BCE, which has been snaking its new Fibe service into rivals’ urban footprints -gaining 28,000 customers last quarter – now faces a slicker Rogers cable package that wipes out many of the cosmetic advantages BCE’s Internet Protocol-based TV service claimed over it.

Similar to upgrades western Canadian cable giant Shaw Communications Inc. has been making to slow customer losses to telco competitor Telus Corp., Torontobased Rogers unveiled new software to dress up its TV and on-demand menus, and, with a box upgrade, offer the same Web-like functions as IPTV, analysts said.

“There’s now no quality advantage,” a cable equity analyst said, asking for anonymity because his bank prohibits media interviews. “As far as any consumer is concerned there’s full functionality. There’s nothing Bell can say they can do … that Rogers couldn’t.”

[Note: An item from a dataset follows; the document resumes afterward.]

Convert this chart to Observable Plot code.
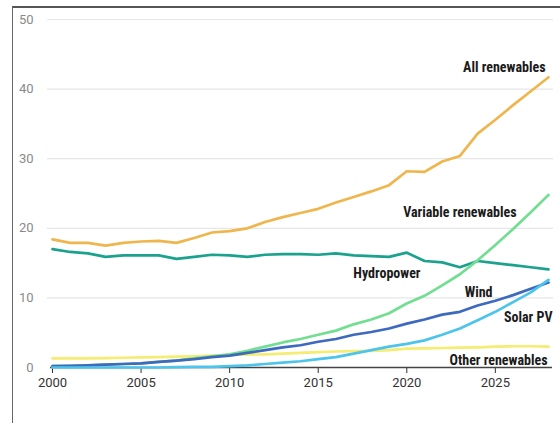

Customers can also watch live television from one of 22 channels on a tablet that is connected wirelessly to a local-area Internet network in the home.

The upgraded service, which comes with new pricing for broadband and TV bundles, is partly designed to avoid the kind of market-share losses experienced at Calgary-based Shaw when Telus rolled out its new TV serviced in mid-2010. Telus has managed to gain more than half a million IPTV customers through an aggressive strategy targeting Shaw’s customers.

At stake is a portion of about $1.9 billion in television revenues for Rogers, or 15 per cent of the consolidated total for the telecom giant, which relies to a much greater extent on wireless.

Keenly aware that consumers are spending more time viewing television over the Internet, Rogers timed what it is calling the “NextBox 2.0″ (compared to Shaw’s “Gateway”) cable announcement with the re-branding of its on-demand online service, RODO, into “Rogers Anyplace TV.”

The new title directly mimics the slogan of U.S. broadcast giant Time Warner’s TV Everywhere strategy to spread subscription-supported programming onto any device connected to the Internet. “We want your Rogers entertainment subscription product to follow you across the most handy device you have with at the time,” David Purdy, chief of video products for Rogers said in an interview.

The “anyplace” strategy faces obstacles, however, as Rogers attempts to negotiate mobile rights to certain programming from U.S. content owners and perhaps Canadian rights-holders. Without them, Rogers cannot fully leverage its wireless network to sell its platform through, which is far more lucrative than having viewers watch on a PC or television because of higher mobile data fees.